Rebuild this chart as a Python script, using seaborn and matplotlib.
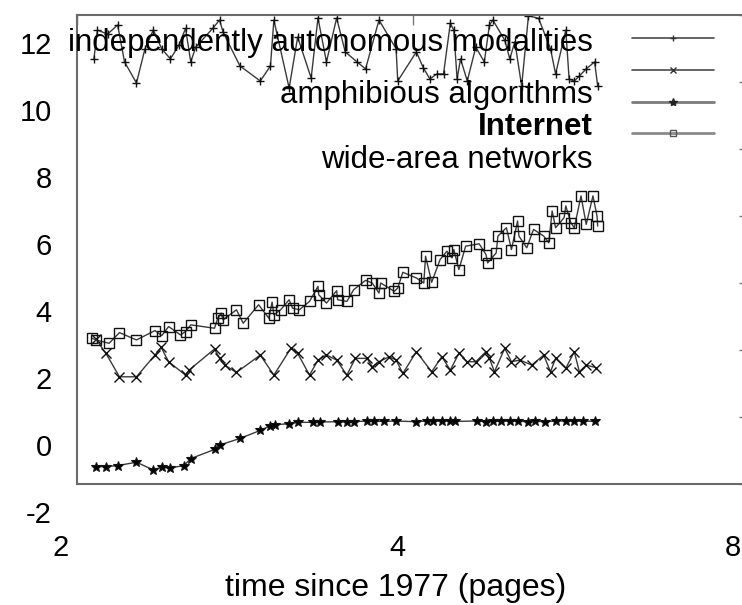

· · · · · · ·

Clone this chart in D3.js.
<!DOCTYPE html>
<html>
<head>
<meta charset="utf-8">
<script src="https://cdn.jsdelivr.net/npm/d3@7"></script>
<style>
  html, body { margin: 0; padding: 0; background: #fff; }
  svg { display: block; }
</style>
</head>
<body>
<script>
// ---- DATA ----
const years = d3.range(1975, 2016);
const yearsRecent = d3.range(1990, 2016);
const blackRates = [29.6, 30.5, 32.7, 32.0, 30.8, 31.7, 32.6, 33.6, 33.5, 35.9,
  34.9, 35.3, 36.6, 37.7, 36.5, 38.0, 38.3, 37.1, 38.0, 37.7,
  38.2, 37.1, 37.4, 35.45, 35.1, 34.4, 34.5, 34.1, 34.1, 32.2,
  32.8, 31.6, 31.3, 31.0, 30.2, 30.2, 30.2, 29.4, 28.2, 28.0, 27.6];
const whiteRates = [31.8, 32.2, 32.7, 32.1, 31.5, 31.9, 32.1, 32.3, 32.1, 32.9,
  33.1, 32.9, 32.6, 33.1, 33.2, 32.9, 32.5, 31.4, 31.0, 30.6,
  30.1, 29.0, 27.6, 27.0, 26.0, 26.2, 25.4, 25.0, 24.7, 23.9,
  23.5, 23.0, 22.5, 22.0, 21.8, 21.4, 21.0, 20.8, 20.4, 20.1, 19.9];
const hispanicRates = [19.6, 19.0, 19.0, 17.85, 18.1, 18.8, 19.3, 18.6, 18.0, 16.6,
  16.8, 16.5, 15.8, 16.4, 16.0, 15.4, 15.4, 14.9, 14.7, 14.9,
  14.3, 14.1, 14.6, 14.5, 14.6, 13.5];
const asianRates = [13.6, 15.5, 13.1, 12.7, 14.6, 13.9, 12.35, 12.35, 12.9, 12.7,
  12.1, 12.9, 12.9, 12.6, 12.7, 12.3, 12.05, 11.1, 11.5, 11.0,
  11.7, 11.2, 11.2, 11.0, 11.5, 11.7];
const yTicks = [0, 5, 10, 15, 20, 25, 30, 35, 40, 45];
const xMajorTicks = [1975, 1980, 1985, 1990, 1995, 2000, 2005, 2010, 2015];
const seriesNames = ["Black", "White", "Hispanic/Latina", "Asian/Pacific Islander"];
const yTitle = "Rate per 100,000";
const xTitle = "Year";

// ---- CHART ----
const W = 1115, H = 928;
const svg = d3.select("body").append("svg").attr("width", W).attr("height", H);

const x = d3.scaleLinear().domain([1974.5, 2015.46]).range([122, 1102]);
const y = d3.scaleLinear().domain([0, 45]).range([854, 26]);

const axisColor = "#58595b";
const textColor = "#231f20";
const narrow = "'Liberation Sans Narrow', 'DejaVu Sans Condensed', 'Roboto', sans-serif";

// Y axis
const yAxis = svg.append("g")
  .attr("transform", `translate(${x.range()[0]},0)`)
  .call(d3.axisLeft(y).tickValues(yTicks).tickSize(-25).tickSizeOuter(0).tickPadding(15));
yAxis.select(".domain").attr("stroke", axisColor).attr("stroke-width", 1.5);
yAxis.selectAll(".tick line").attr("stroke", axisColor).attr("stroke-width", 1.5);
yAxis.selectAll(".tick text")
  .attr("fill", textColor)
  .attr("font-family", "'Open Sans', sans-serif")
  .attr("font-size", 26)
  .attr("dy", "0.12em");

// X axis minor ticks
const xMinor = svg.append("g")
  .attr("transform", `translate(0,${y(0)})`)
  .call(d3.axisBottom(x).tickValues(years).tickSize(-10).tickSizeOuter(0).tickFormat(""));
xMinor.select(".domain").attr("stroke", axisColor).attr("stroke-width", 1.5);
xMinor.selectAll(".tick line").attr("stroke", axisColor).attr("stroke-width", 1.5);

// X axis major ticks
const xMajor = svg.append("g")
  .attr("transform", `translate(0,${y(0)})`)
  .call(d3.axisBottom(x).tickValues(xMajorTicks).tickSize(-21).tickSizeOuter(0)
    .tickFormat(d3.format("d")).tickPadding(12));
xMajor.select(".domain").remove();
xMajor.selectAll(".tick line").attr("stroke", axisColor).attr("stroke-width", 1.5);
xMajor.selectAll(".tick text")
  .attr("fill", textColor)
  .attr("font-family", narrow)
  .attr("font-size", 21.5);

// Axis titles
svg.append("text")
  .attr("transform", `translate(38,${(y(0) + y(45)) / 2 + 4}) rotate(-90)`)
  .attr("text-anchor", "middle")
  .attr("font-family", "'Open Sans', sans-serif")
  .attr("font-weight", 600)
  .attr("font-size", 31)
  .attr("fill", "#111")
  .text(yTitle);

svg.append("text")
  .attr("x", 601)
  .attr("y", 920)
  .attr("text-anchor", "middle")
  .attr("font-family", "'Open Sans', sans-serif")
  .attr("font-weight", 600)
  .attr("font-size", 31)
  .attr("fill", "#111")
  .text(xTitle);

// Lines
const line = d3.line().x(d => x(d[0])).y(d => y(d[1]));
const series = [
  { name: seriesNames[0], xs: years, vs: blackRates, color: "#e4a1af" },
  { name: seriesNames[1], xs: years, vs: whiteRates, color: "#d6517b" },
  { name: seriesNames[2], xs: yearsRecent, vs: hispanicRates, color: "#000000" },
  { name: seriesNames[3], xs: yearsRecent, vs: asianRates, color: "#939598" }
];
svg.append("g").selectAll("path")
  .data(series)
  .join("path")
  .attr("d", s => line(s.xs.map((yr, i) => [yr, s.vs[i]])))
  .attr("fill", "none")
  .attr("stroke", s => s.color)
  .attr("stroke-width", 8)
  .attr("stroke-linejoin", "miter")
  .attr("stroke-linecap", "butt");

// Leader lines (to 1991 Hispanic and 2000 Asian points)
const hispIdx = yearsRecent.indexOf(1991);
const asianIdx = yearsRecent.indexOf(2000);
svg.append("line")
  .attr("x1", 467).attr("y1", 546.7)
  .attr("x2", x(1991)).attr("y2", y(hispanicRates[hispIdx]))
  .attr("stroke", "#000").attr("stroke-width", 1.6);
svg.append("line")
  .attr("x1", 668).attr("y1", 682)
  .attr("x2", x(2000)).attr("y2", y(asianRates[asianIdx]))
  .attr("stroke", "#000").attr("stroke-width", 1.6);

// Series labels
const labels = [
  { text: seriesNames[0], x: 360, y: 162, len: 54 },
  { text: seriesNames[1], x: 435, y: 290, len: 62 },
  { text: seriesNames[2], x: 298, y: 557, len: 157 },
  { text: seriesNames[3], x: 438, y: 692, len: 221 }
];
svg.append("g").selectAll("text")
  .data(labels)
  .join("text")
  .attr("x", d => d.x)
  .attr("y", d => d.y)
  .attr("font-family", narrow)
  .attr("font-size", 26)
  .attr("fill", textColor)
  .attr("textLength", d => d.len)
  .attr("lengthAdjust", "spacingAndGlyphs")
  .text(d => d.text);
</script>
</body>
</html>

· · · · · · ·

Track down every line with the word "this" and copy it.

Rebuild this chart as a Python script, using seaborn and matplotlib.
Clone this chart in D3.js.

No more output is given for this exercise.